EXERCISE TASK: Exact reproduction of the data is required, with images excluded.

DATA EXCERPT:
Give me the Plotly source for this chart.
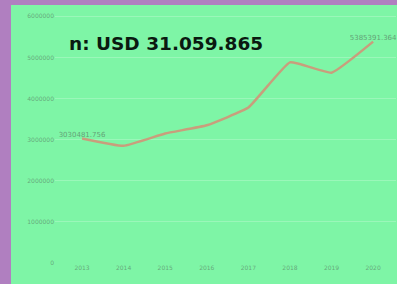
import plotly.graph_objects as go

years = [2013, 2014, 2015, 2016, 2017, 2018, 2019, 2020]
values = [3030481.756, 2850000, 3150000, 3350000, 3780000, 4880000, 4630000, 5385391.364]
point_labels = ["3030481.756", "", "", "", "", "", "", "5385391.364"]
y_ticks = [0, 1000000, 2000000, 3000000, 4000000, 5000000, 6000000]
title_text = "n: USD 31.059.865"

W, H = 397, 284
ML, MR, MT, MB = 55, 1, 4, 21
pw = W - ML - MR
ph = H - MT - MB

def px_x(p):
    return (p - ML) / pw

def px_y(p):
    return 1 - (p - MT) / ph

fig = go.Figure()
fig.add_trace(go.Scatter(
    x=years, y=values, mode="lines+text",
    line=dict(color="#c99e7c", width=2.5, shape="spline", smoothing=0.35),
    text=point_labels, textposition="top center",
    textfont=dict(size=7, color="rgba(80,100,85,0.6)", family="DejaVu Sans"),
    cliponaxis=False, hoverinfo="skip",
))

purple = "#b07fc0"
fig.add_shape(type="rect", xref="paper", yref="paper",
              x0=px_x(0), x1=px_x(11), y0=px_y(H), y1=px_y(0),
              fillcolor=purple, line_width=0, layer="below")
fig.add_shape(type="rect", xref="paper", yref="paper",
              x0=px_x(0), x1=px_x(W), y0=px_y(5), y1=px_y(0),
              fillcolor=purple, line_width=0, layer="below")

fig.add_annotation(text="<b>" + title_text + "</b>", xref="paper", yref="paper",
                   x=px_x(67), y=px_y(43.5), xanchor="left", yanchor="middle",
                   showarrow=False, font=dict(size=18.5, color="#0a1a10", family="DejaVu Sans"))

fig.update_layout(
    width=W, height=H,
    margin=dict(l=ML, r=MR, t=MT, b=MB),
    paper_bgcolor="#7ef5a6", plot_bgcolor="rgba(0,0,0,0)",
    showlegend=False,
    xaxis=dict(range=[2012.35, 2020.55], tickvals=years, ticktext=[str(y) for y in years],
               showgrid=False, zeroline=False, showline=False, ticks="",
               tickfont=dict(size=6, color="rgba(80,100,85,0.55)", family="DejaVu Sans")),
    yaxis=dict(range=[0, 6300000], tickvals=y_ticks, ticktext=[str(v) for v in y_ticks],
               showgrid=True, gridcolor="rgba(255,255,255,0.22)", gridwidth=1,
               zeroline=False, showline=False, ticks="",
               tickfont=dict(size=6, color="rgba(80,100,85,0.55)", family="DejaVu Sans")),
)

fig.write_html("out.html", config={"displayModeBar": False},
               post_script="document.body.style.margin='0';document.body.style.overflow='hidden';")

RESPONSE BELOW:
Give me the Plotly source for this chart.
import plotly.graph_objects as go

years = [2013, 2014, 2015, 2016, 2017, 2018, 2019, 2020]
values = [3030481.756, 2850000, 3150000, 3350000, 3780000, 4880000, 4630000, 5385391.364]
point_labels = ["3030481.756", "", "", "", "", "", "", "5385391.364"]
y_ticks = [0, 1000000, 2000000, 3000000, 4000000, 5000000, 6000000]
title_text = "n: USD 31.059.865"

W, H = 397, 284
ML, MR, MT, MB = 55, 1, 4, 21
pw = W - ML - MR
ph = H - MT - MB

def px_x(p):
    return (p - ML) / pw

def px_y(p):
    return 1 - (p - MT) / ph

fig = go.Figure()
fig.add_trace(go.Scatter(
    x=years, y=values, mode="lines+text",
    line=dict(color="#c99e7c", width=2.5, shape="spline", smoothing=0.35),
    text=point_labels, textposition="top center",
    textfont=dict(size=7, color="rgba(80,100,85,0.6)", family="DejaVu Sans"),
    cliponaxis=False, hoverinfo="skip",
))

purple = "#b07fc0"
fig.add_shape(type="rect", xref="paper", yref="paper",
              x0=px_x(0), x1=px_x(11), y0=px_y(H), y1=px_y(0),
              fillcolor=purple, line_width=0, layer="below")
fig.add_shape(type="rect", xref="paper", yref="paper",
              x0=px_x(0), x1=px_x(W), y0=px_y(5), y1=px_y(0),
              fillcolor=purple, line_width=0, layer="below")

fig.add_annotation(text="<b>" + title_text + "</b>", xref="paper", yref="paper",
                   x=px_x(67), y=px_y(43.5), xanchor="left", yanchor="middle",
                   showarrow=False, font=dict(size=18.5, color="#0a1a10", family="DejaVu Sans"))

fig.update_layout(
    width=W, height=H,
    margin=dict(l=ML, r=MR, t=MT, b=MB),
    paper_bgcolor="#7ef5a6", plot_bgcolor="rgba(0,0,0,0)",
    showlegend=False,
    xaxis=dict(range=[2012.35, 2020.55], tickvals=years, ticktext=[str(y) for y in years],
               showgrid=False, zeroline=False, showline=False, ticks="",
               tickfont=dict(size=6, color="rgba(80,100,85,0.55)", family="DejaVu Sans")),
    yaxis=dict(range=[0, 6300000], tickvals=y_ticks, ticktext=[str(v) for v in y_ticks],
               showgrid=True, gridcolor="rgba(255,255,255,0.22)", gridwidth=1,
               zeroline=False, showline=False, ticks="",
               tickfont=dict(size=6, color="rgba(80,100,85,0.55)", family="DejaVu Sans")),
)

fig.write_html("out.html", config={"displayModeBar": False},
               post_script="document.body.style.margin='0';document.body.style.overflow='hidden';")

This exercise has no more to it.